By TINA CASAGRAND
Technology changes cultures more dramatically than any leaders or disasters ever have. It affects what we eat, how we spend our day and the interactions we choose.
When Old Southwest neighbors gathered at Alan and Sue Luger’s backyard Saturday, June 19, they came a step closer to village life, to times before television and air conditioning kept us inside.
In addition to officer elections, the agenda included the following discussions:
- Proposed changes to West Broadway (only members of the association’s Google group can view the link)
- Finding volunteers to organize future picnics
- Holding a neighborhood yard sale day, possibly for seed money for the association
- Creating a volunteer network to monitor city meetings like Planning and Zoning
But like pre-electricity days, neighbors were also at the the weather’s mercy. For the second Saturday in a row, strong winds and rain snuffed out the gathering as if it were a candle. Association leader Hank Ottinger barely had time to introduce himself before rain dispersed the crowd.
The organizers were at a bit of a loss. A crowd of 50 people shrunk to six neighbors and two reporters, who gathered across the street in Nancy Harter’s garage.
“How far did you get?” Harter asked Ottinger.
“Not far,” Ottinger answered, joking that he saw “visions of Woodstock” as the storm rolled in.
The neighbors arranged their lawn chairs in a semicircle facing the street. They had important things to talk about but weren’t sure how to move forward.
“Any organization is going to rise and fall on communication,” Ottinger said.
The association has good assets — two online groups, new e-mail addresses from the latest picnic’s sign-in, and a friendly neighborhood where people walk and bike. A Pew Research report called “Neighbors Online” found that “internet tools are gaining ground in community-oriented communications.”
Old Southwest does have two online pages:
- Old Southwest and Broadway Yahoo Group: message board includes 261 members and encompasses both sides of Broadway.
- Historic Old Southwest Neighborhood Association Google Group: offers information specifically to members of the Old Southwest Neighborhood Association
“People come to the picnic to get away from technology, get away from the phone, to separate off for a while,” said Hicks, who envisions a hybrid of online and in-person activities.
He appreciates online tools for their ability to distribute information, but concludes, “I don’t see that replacing personal contact.”
Here are some other things that neighborhood associations do to keep in touch. It’s a healthy mix of old-fashioned tactics and new technology.
1. Hoofing it
Old Southwest resident Michael Hicks suggested flier distribution and neighborhood canvassing to advertise events and encourage neighbor involvement.
This University of Nebraska website suggests ways neighborhoods can develop more face-to-face connection and better communication. Other ideas include lawn signs, telephone trees and a neighborhood website.

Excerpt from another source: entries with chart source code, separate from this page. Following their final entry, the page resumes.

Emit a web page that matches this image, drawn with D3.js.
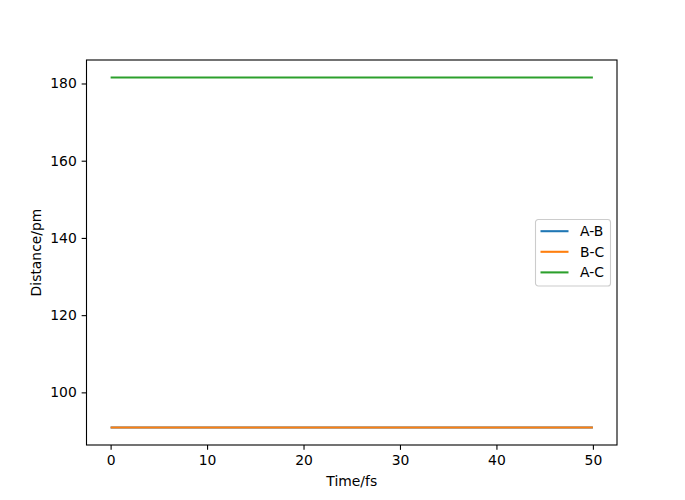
<!DOCTYPE html>
<html>
<head>
<meta charset="utf-8">
<script src="https://cdn.jsdelivr.net/npm/d3@7"></script>
<style>
  body { margin: 0; background: #fff; }
  svg { font-family: "DejaVu Sans", sans-serif; }
</style>
</head>
<body>
<div class="chart"></div>
<script>
// 시간 (fs)
const times = [0, 10, 20, 30, 40, 50];
// 거리 (pm)
const abValues = [90.9, 90.9, 90.9, 90.9, 90.9, 90.9];
const bcValues = [90.9, 90.9, 90.9, 90.9, 90.9, 90.9];
const acValues = [181.55, 181.55, 181.55, 181.55, 181.55, 181.55];
const seriesNames = ['A-B', 'B-C', 'A-C'];
const colors = ['#1f77b4', '#ff7f0e', '#2ca02c'];
const xTicks = [0, 10, 20, 30, 40, 50];
const yTicks = [100, 120, 140, 160, 180];

const width = 685;
const height = 500;
const margin = { left: 86.5, right: 68, top: 60, bottom: 55 };
const fontSize = 13.9;

const series = [abValues, bcValues, acValues].map((vals, i) => ({
	name: seriesNames[i],
	color: colors[i],
	points: vals.map((v, j) => ({ t: times[j], v: v })),
}));

const svg = d3.select('.chart').append('svg').attr('width', width).attr('height', height);

// matplotlib 기본 5% 여백
const allVals = abValues.concat(bcValues, acValues);
const [yMin, yMax] = d3.extent(allVals);
const [xMin, xMax] = d3.extent(times);
const yPad = (yMax - yMin) * 0.05;
const xPad = (xMax - xMin) * 0.05;

const x = d3
	.scaleLinear()
	.domain([xMin - xPad, xMax + xPad])
	.range([margin.left, width - margin.right]);
const y = d3
	.scaleLinear()
	.domain([yMin - yPad, yMax + yPad])
	.range([height - margin.bottom, margin.top]);

const line = d3
	.line()
	.x(d => x(d.t))
	.y(d => y(d.v));

svg
	.selectAll('.series')
	.data(series)
	.enter()
	.append('path')
	.attr('class', 'series')
	.attr('fill', 'none')
	.attr('stroke', d => d.color)
	.attr('stroke-width', 2.08)
	.attr('d', d => line(d.points));

const xAxis = svg
	.append('g')
	.attr('transform', `translate(0,${height - margin.bottom})`)
	.call(d3.axisBottom(x).tickValues(xTicks).tickSize(4.86).tickPadding(4.86).tickSizeOuter(0));
const yAxis = svg
	.append('g')
	.attr('transform', `translate(${margin.left},0)`)
	.call(d3.axisLeft(y).tickValues(yTicks).tickSize(4.86).tickPadding(4.86).tickSizeOuter(0));

[xAxis, yAxis].forEach(g => {
	g.select('.domain').remove();
	g.selectAll('line').attr('stroke', '#000').attr('stroke-width', 1.1);
	g.selectAll('text').attr('fill', '#000').style('font-size', fontSize + 'px').style('font-family', 'DejaVu Sans');
});

// 축 테두리
svg
	.append('rect')
	.attr('x', margin.left)
	.attr('y', margin.top)
	.attr('width', width - margin.right - margin.left)
	.attr('height', height - margin.bottom - margin.top)
	.attr('fill', 'none')
	.attr('stroke', '#000')
	.attr('stroke-width', 1.1);

svg
	.append('text')
	.attr('x', (margin.left + width - margin.right) / 2)
	.attr('y', 486)
	.attr('text-anchor', 'middle')
	.style('font-size', fontSize + 'px')
	.text('Time/fs');

svg
	.append('text')
	.attr('transform', `translate(41,${(margin.top + height - margin.bottom) / 2}) rotate(-90)`)
	.attr('text-anchor', 'middle')
	.style('font-size', fontSize + 'px')
	.text('Distance/pm');

// 범례
const legend = svg.append('g').attr('transform', 'translate(535.5,219.5)');
legend
	.append('rect')
	.attr('width', 75)
	.attr('height', 66.5)
	.attr('rx', 2.8)
	.attr('fill', '#fff')
	.attr('fill-opacity', 0.8)
	.attr('stroke', '#ccc')
	.attr('stroke-width', 1.1);

const items = legend
	.selectAll('.item')
	.data(series)
	.enter()
	.append('g')
	.attr('class', 'item')
	.attr('transform', (d, i) => `translate(0,${11.7 + i * 20.6})`);

items
	.append('line')
	.attr('x1', 5)
	.attr('x2', 33)
	.attr('stroke', d => d.color)
	.attr('stroke-width', 2.08);

items
	.append('text')
	.attr('x', 44.5)
	.attr('dy', '0.35em')
	.style('font-size', fontSize + 'px')
	.text(d => d.name);
</script>
</body>
</html>
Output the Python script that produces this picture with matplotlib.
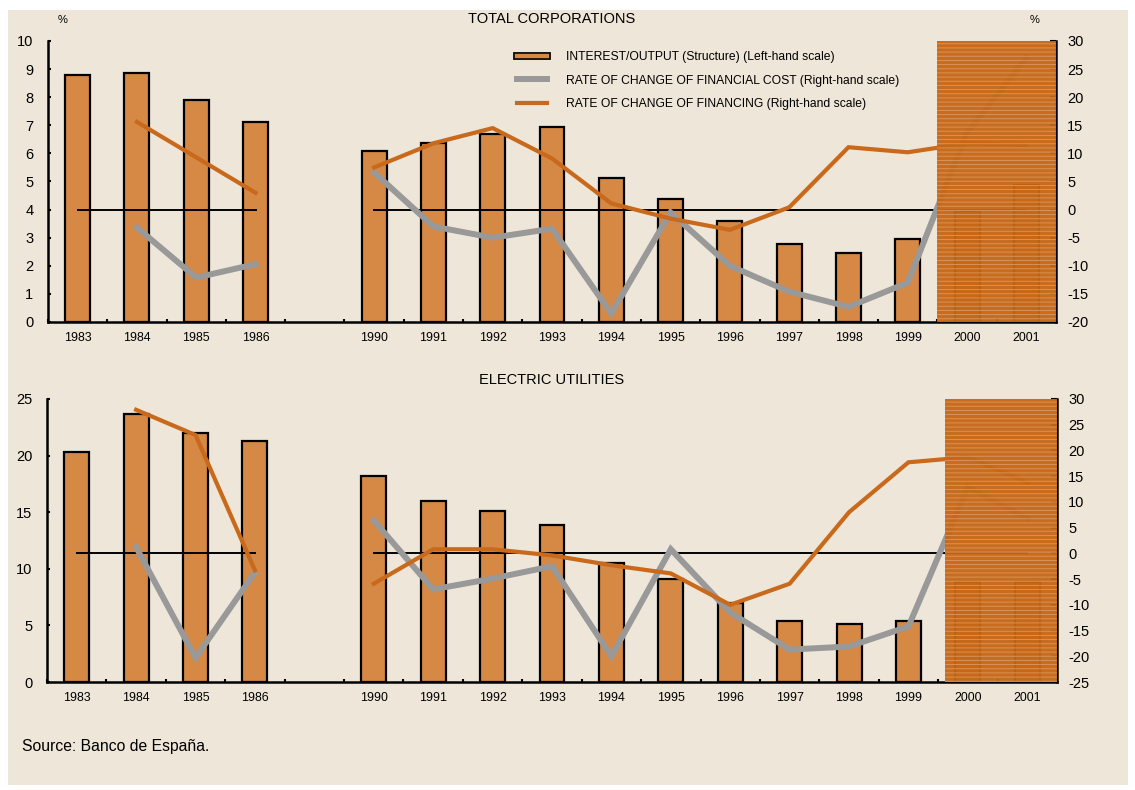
import numpy as np
import matplotlib
matplotlib.use("Agg")
import matplotlib.pyplot as plt
from matplotlib.lines import Line2D
from matplotlib.patches import Rectangle
import matplotlib.patheffects as pe

plt.rcParams['font.family'] = ['Liberation Sans', 'DejaVu Sans']
plt.rcParams['hatch.linewidth'] = 0.6
plt.rcParams['axes.unicode_minus'] = False

# ---- data ----
years = ['1983', '1984', '1985', '1986', '', '1990', '1991', '1992', '1993', '1994',
         '1995', '1996', '1997', '1998', '1999', '2000', '2001']
nan = np.nan

# TOTAL CORPORATIONS
tc_interest = [8.78, 8.86, 7.89, 7.1, nan, 6.07, 6.36, 6.68, 6.93, 5.12,
               4.37, 3.6, 2.76, 2.47, 2.94, 3.96, 4.86]
tc_fin_cost = [nan, -3.2, -12.1, -9.7, nan, 6.6, -3.0, -5.0, -3.4, -18.5,
               -0.5, -10.0, -14.6, -17.3, -13.0, 13.7, 27.0]
tc_financing = [nan, 15.6, 9.3, 3.0, nan, 7.5, 11.8, 14.5, 9.1, 1.1,
                -1.6, -3.6, 0.4, 11.1, 10.2, 11.8, 11.5]

# ELECTRIC UTILITIES
eu_interest = [20.3, 23.7, 22.0, 21.3, nan, 18.2, 16.0, 15.1, 13.9, 10.5,
               9.1, 7.0, 5.4, 5.1, 5.4, 8.8, 8.8]
eu_fin_cost = [nan, 1.2, -20.3, -3.7, nan, 6.4, -7.0, -4.9, -2.5, -20.0,
               0.8, -11.5, -18.7, -18.1, -14.2, 12.9, 6.8]
eu_financing = [nan, 27.9, 23.0, -3.3, nan, -5.9, 0.8, 0.8, -0.4, -2.3,
                -3.9, -10.0, -5.9, 8.0, 17.7, 18.7, 13.8]

titles = ['TOTAL CORPORATIONS', 'ELECTRIC UTILITIES']
legend_labels = ['INTEREST/OUTPUT (Structure) (Left-hand scale)',
                 'RATE OF CHANGE OF FINANCIAL COST (Right-hand scale)',
                 'RATE OF CHANGE OF FINANCING (Right-hand scale)']

# ---- style ----
BG = '#EEE6D8'
BAR = '#D68845'
ORANGE = '#C8691C'
GRAY = '#999999'
SHADE = '#C66716'

fig = plt.figure(figsize=(11.35, 7.9), dpi=100, facecolor='white')
fig.patches.append(Rectangle((8 / 1135, 1 - 785 / 790), 1120 / 1135, 775 / 790,
                             transform=fig.transFigure, facecolor=BG,
                             edgecolor='none', zorder=-10))

x = np.arange(len(years))
segments = [(0, 4), (5, 17)]


def panel(rect, interest, cost, financing, lylim, lticks, rylim, rticks,
          title, title_y, shade_x0, legend=False):
    ax = fig.add_axes(rect)
    ax.set_facecolor('none')
    ax.bar(x, interest, width=0.42, color=BAR, edgecolor='black', linewidth=1.6, zorder=2)
    ax.set_xlim(-0.5, len(years) - 0.5)
    ax.set_ylim(*lylim)
    ax.set_yticks(lticks)
    ax.set_xticks(x)
    ax.set_xticklabels(years, fontsize=8.9)
    ax.set_xticks(np.arange(-0.5, len(years), 1.0), minor=True)
    ax.tick_params(axis='x', which='major', length=0, pad=7)
    ax.tick_params(axis='x', which='minor', direction='in', length=2.5, width=1.5)
    ax.tick_params(axis='y', direction='in', length=2.5, width=1.5, labelsize=10.5, pad=10.5)
    for s in ['top', 'right']:
        ax.spines[s].set_visible(False)
    for s in ['left', 'bottom']:
        ax.spines[s].set_linewidth(1.8)

    ax2 = ax.twinx()
    ax2.set_facecolor('none')
    ax2.set_ylim(*rylim)
    ax2.set_yticks(rticks)
    ax2.tick_params(axis='y', direction='in', length=4, width=1.5, labelsize=10.5, pad=8)
    for s in ['top', 'left', 'bottom']:
        ax2.spines[s].set_visible(False)
    ax2.spines['right'].set_linewidth(1.8)

    for a, b in segments:
        ax2.plot([x[a], x[b - 1]], [0, 0], color='black', lw=1.4, zorder=1)
        ax2.plot(x[a:b], cost[a:b], color=GRAY, lw=4.3, solid_joinstyle='miter', zorder=2)
        ax2.plot(x[a:b], financing[a:b], color=ORANGE, lw=3.0, solid_joinstyle='miter', zorder=3)

    ax2.add_patch(Rectangle((shade_x0, rylim[0]), 16.5 - shade_x0, rylim[1] - rylim[0],
                            facecolor=SHADE, alpha=0.95, edgecolor='#DE9A62',
                            hatch='----', linewidth=0, zorder=10))
    fig.text(552 / 1135, title_y, title, ha='center', va='center', fontsize=10.5)

    if legend:
        h1 = Line2D([], [], color=BAR, lw=3.2,
                    path_effects=[pe.Stroke(linewidth=5.6, foreground='black'), pe.Normal()])
        h2 = Line2D([], [], color=GRAY, lw=4.3)
        h3 = Line2D([], [], color=ORANGE, lw=3.0)
        ax2.legend([h1, h2, h3], legend_labels, loc='upper left',
                   bbox_to_anchor=(0.454, 1.002), frameon=False, fontsize=8.7,
                   handlelength=2.5, handletextpad=1.6, labelspacing=0.93)
    return ax, ax2


top_rect = [48 / 1135, 1 - 322 / 790, 1008 / 1135, 281 / 790]
bot_rect = [47 / 1135, 1 - 682 / 790, 1010 / 1135, 283 / 790]

panel(top_rect, tc_interest, tc_fin_cost, tc_financing,
      (0, 10), range(0, 11), (-20, 30), range(-20, 31, 5),
      titles[0], 1 - 19 / 790, 14.5, legend=True)
panel(bot_rect, eu_interest, eu_fin_cost, eu_financing,
      (0, 25), range(0, 26, 5), (-25, 30), range(-25, 31, 5),
      titles[1], 1 - 380 / 790, 14.62)

fig.text(63 / 1135, 1 - 20 / 790, '%', ha='center', va='center', fontsize=8)
fig.text(1035 / 1135, 1 - 20 / 790, '%', ha='center', va='center', fontsize=8)
fig.text(22 / 1135, 1 - 746 / 790, 'Source: Banco de España.', ha='left', va='center', fontsize=11.3)

fig.savefig('out.png', dpi=100, facecolor='white')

When volunteers knocked on doors to advertise the Old Southwest neighborhood picnic, half of the households responded. Ottinger said he was well-received and even found common acquaintances by going door-to-door.
2. Using Facebook
Nancy Harter posed a question to the 20-something reporters: “What has Facebook done for your generation to make communication easier?”
The answer probably comes easier for 20-somethings than for the demographic in the Old Southwest neighborhood. Harter says she hopes that as 50- to 60-year-olds start doing more of it, the social networking site will be a more viable option for the neighborhood.
The Forest Acres Neighborhood Association in South Carolina maintains an highly active Facebook page where people can post their concerns, respond to polls, RSVP to events and meet other neighbors.
3. Instituting a welcome wagon
Everyone agreed that electronic message boards don’t relate to a warm handshake and eye contact.
“In terms of establishing relationships that will be stable, I don’t think that does it,” Ottinger said.
Something the residents agreed they would like to see is a welcome wagon for families moving into the neighborhood. Welcome teams can greet new neighbors in a myriad of ways, including cooking for the family and partnering with nearby businesses to provide them with gift baskets.